(Title courtesy of Ani.)
**Warning: This post will most likely contain many, many curses.**
Wow. That was a collosal waste of time and increase in blood pressure. Fuck this place, anyway. It's impossible to even get folks here to agree that sexism might ben an itty-bitty problem, much less talk about actual solutions or real ways to move forward. We sat there for an hour and people talked about sensitivity, they talked about what life is like in the "real world," they talked about how it hurts "learning moments" and conversation to use -isms. They talked about victimization and who has the responsibility to speak up.
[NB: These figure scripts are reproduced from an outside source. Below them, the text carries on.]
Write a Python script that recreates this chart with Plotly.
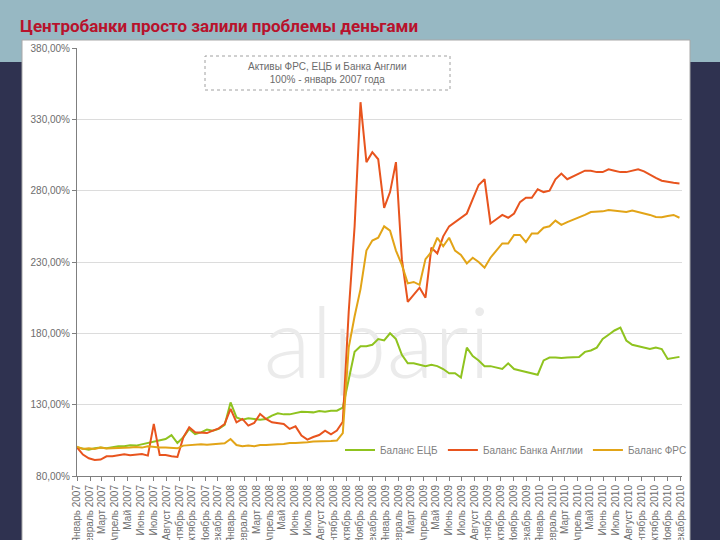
import pandas as pd
import plotly.graph_objects as go

# ---- data (biweekly observations, % of Jan 2007 level) ----
ecb = [100, 99.2, 98.5, 99.4, 99.9, 99.4, 100.3, 100.8, 100.8, 101.5,
       101.3, 102.2, 103.1, 103.8, 105.0, 105.9, 108.7, 103.1, 107.1, 113.0,
       109.4, 110.6, 112.5, 111.8, 113.0, 115.8, 131.6, 121.1, 119.5, 120.4,
       120.0, 119.5, 120.0, 122.3, 123.9, 123.2, 123.2, 124.2, 125.1, 124.9,
       124.6, 125.6, 125.1, 125.8, 125.8, 128, 147, 167, 171, 171,
       172, 176, 175, 180, 176, 165, 159, 159, 158, 157,
       158, 157, 155, 152, 152, 149, 170, 164, 161, 157,
       157, 156, 155, 159, 155, 154, 153, 152, 151, 161,
       163, 163, 162.7, 163, 163, 163.4, 167, 168, 170, 176,
       179, 182, 184, 175, 172, 171, 170, 169, 170, 169,
       162, 162.5, 163.5]

boe = [100, 95.0, 92.4, 91.2, 91.5, 93.8, 93.8, 94.7, 95.2, 94.5,
       94.7, 95.4, 94.3, 116.5, 94.7, 94.7, 93.8, 93.3, 107.1, 114.1,
       110.6, 110.6, 110.1, 111.8, 113.4, 116.5, 127.0, 117.6, 120.0, 115.3,
       117.2, 123.5, 120.0, 117.6, 117.2, 116.5, 113.0, 114.8, 108.3, 105.5,
       107.3, 108.7, 111.8, 109.2, 111.8, 118, 195, 255, 342, 300,
       307, 302, 268, 279, 300, 232, 202, 207, 212, 205,
       240, 236, 248, 255, 258, 261, 264, 274, 284, 288,
       257, 260, 263, 261, 264, 272, 275, 275, 281, 279,
       280, 288, 292, 288, 290, 292.5, 294, 294, 293, 293,
       295, 294, 293, 293, 294, 295, 293.5, 291, 289, 287,
       286, 285.5, 285]

fed = [100.5, 98.9, 99.4, 98.9, 99.9, 99.2, 99.4, 99.4, 99.6, 99.9,
       100.3, 99.9, 100.8, 100.3, 99.9, 99.9, 99.6, 99.4, 101.3, 101.7,
       101.7, 102.2, 101.9, 102.2, 102.4, 102.9, 105.9, 101.7, 100.8, 101.3,
       100.8, 101.7, 101.7, 102.2, 102.2, 102.4, 103.1, 103.1, 103.1, 103.6,
       104.1, 104.1, 104.3, 104.5, 104.8, 110, 170, 192, 211, 238,
       245, 247, 255, 252, 238, 228, 215, 216, 214, 232,
       237, 247, 241, 247, 238, 235, 229, 233, 230, 226,
       233, 238, 243, 243, 249, 249, 244, 250, 250, 254,
       255, 259, 256, 258, 259.5, 261, 263, 265, 265, 265.5,
       266.5, 266, 265.8, 265, 266, 265, 264.4, 263, 261.6, 261.4,
       262.3, 263, 261]

dates = pd.date_range("2007-01-01", periods=len(ecb), freq="14D")

months_ru = ["Январь", "Февраль", "Март", "Апрель", "Май", "Июнь", "Июль",
             "Август", "Сентябрь", "Октябрь", "Ноябрь", "Декабрь"]
month_ticks = pd.date_range("2007-01-01", "2010-12-01", freq="MS")
month_labels = [f"{months_ru[d.month - 1]} {d.year}" for d in month_ticks]

y_ticks = [80, 130, 180, 230, 280, 330, 380]
y_labels = [f"{v},00%" for v in y_ticks]

series_names = ["Баланс ЕЦБ", "Баланс Банка Англии", "Баланс ФРС"]
series_colors = ["#8fc31f", "#e8541e", "#e2a417"]

fig = go.Figure()

# watermark (drawn first, below the lines)
fig.add_trace(go.Scatter(x=[pd.Timestamp("2008-12-12")], y=[166], mode="text",
                         text=["alpari"], showlegend=False, hoverinfo="skip",
                         textfont=dict(size=98, color="#ebebeb", family="Lato", weight=300)))

for name, vals, col in zip(series_names, [ecb, boe, fed], series_colors):
    fig.add_trace(go.Scatter(x=dates, y=vals, mode="lines", name=name,
                             line=dict(color=col, width=2)))

# pixel -> paper helpers
def px(x):
    return (x - 77) / 605.0

def py(y):
    return (476 - y) / 428.0

shapes = [
    dict(type="rect", xref="paper", yref="paper", x0=px(0), x1=px(720), y0=py(62), y1=py(0),
         fillcolor="#97b8c3", line=dict(width=0), layer="below"),
    dict(type="rect", xref="paper", yref="paper", x0=px(22), x1=px(690), y0=py(541), y1=py(40),
         fillcolor="white", line=dict(color="#a8a8a8", width=1), layer="below"),
    dict(type="rect", xref="paper", yref="paper", x0=px(205), x1=px(450), y0=py(90), y1=py(56),
         fillcolor="rgba(0,0,0,0)", line=dict(color="#a0a0a0", width=1, dash="dot"), layer="above"),
]

annotations = [
    dict(xref="paper", yref="paper", x=px(18), y=py(26), xanchor="left", yanchor="middle",
         text="<b>Центробанки просто залили проблемы деньгами</b>", showarrow=False,
         font=dict(size=17, color="#b8122c", family="Roboto")),
    dict(xref="paper", yref="paper", x=px(327), y=py(73), xanchor="center", yanchor="middle",
         text="Активы ФРС, ЕЦБ и Банка Англии<br>100% - январь 2007 года", showarrow=False,
         font=dict(size=10, color="#6b6b6b", family="Liberation Sans")),
]

fig.update_layout(
    width=720, height=540,
    margin=dict(l=77, r=38, t=48, b=64),
    paper_bgcolor="#2f3250",
    plot_bgcolor="white",
    shapes=shapes,
    annotations=annotations,
    font=dict(family="Liberation Sans", color="#6d6d6d"),
    legend=dict(orientation="h", x=px(340), y=py(450), xanchor="left", yanchor="middle",
                font=dict(size=10, color="#7f7f7f"), bgcolor="rgba(0,0,0,0)"),
    xaxis=dict(range=["2007-01-01", "2010-12-05"], tickvals=month_ticks, ticktext=month_labels,
               tickangle=-90, tickfont=dict(size=10, color="#6d6d6d"), showgrid=False,
               showline=True, linecolor="#7f7f7f", ticks="outside", ticklen=4,
               tickcolor="#7f7f7f", automargin=False),
    yaxis=dict(range=[80, 380], tickvals=y_ticks, ticktext=y_labels,
               tickfont=dict(size=10, color="#6d6d6d"), showgrid=True, gridcolor="#dcdcdc",
               showline=True, linecolor="#7f7f7f", ticks="outside", ticklen=4,
               tickcolor="#7f7f7f", zeroline=False, automargin=False),
)

fig.write_html("out.html", config={"displayModeBar": False},
               post_script="document.body.style.margin='0px';")
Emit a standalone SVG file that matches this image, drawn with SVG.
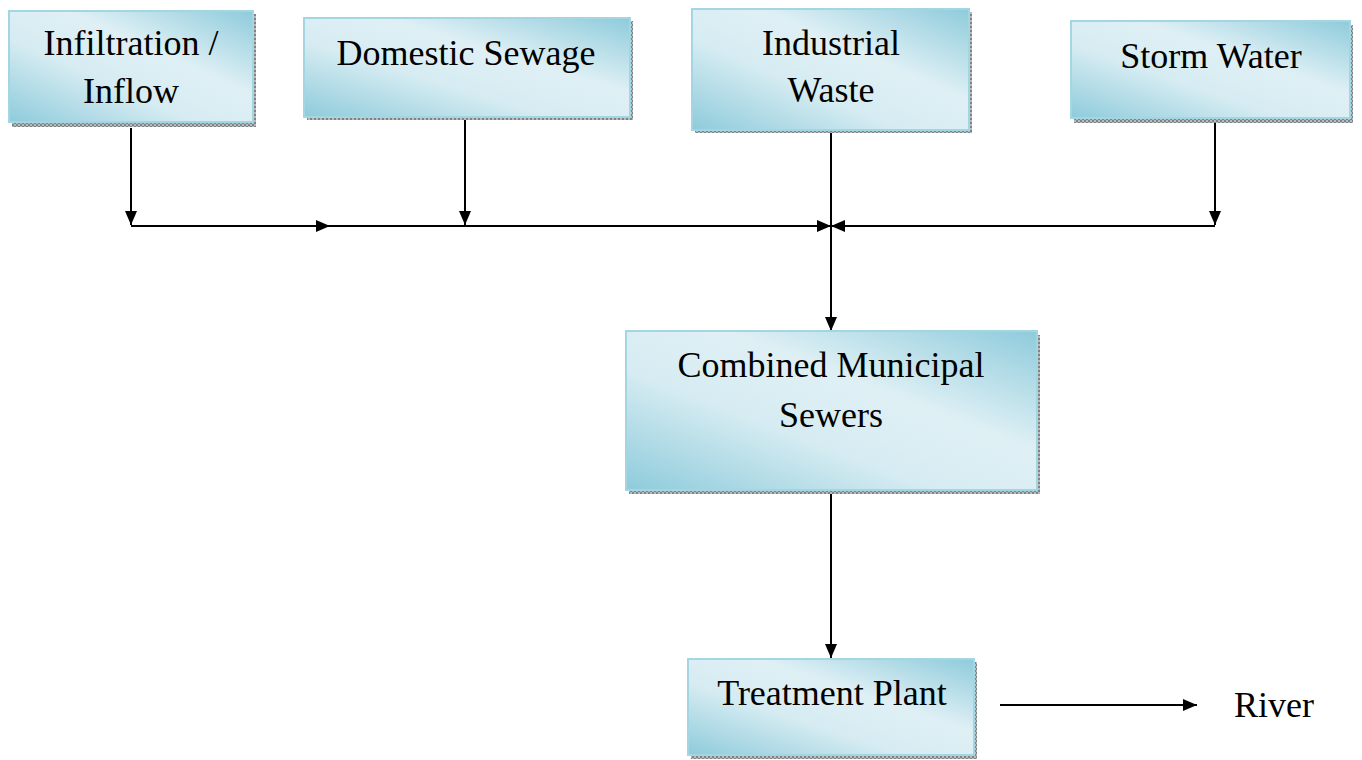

One woman (this has to be my favorite part) actually made some obviously very well thought-out claims about how men and women just think and communicate differently, and it's nobody's fault, we just need to learn to understand each other's styles.
They talked about just about everything except for the real problem. And I can't say I helped things much. I'm not comfortable here, I'm not going to get comfortable here, and honestly I find it really difficult to muster up much caring at all about what an old-boy's-club hellhole this place has really turned out to be. I'm just waiting, putting in my time, getting through my recs, and then I will get the hell out of here. Out into that mythical "real world" where I am assured things will be so much worse.
The next person who trys to talk to me about the real world as if I've never been a part of it is going to get a big smack in the face. I'm not even kidding. Could you be any more fucking condescending? I don't need you to tell me about the real world, Mr. Dean--let me tell you about my real world. In my real world, I have to put serious thought into what I wear to school or work every day, lest I be misjudged in my intentions due to my clothes. In my real world, I get to sit through disparagements of my gender, subtle and overt, multiple times a day. Every day. In my real world I can't walk outside alone at night, I drive with my doors locked, and I regularly have nightmares about being raped. To be more school-centered, my real world includes an impossible class schedule juggle to try to get classes with female professors. It includes having to find classes outside of my program that focus on gender because there are so few of them here. And above all, today, my real world is comprised of sitting fairly still, with a near smile, for over an hour while people surrounding me belittled what has been the only serious attempt I have seen here to deal with sexism. My real world sucks at the moment, thanks.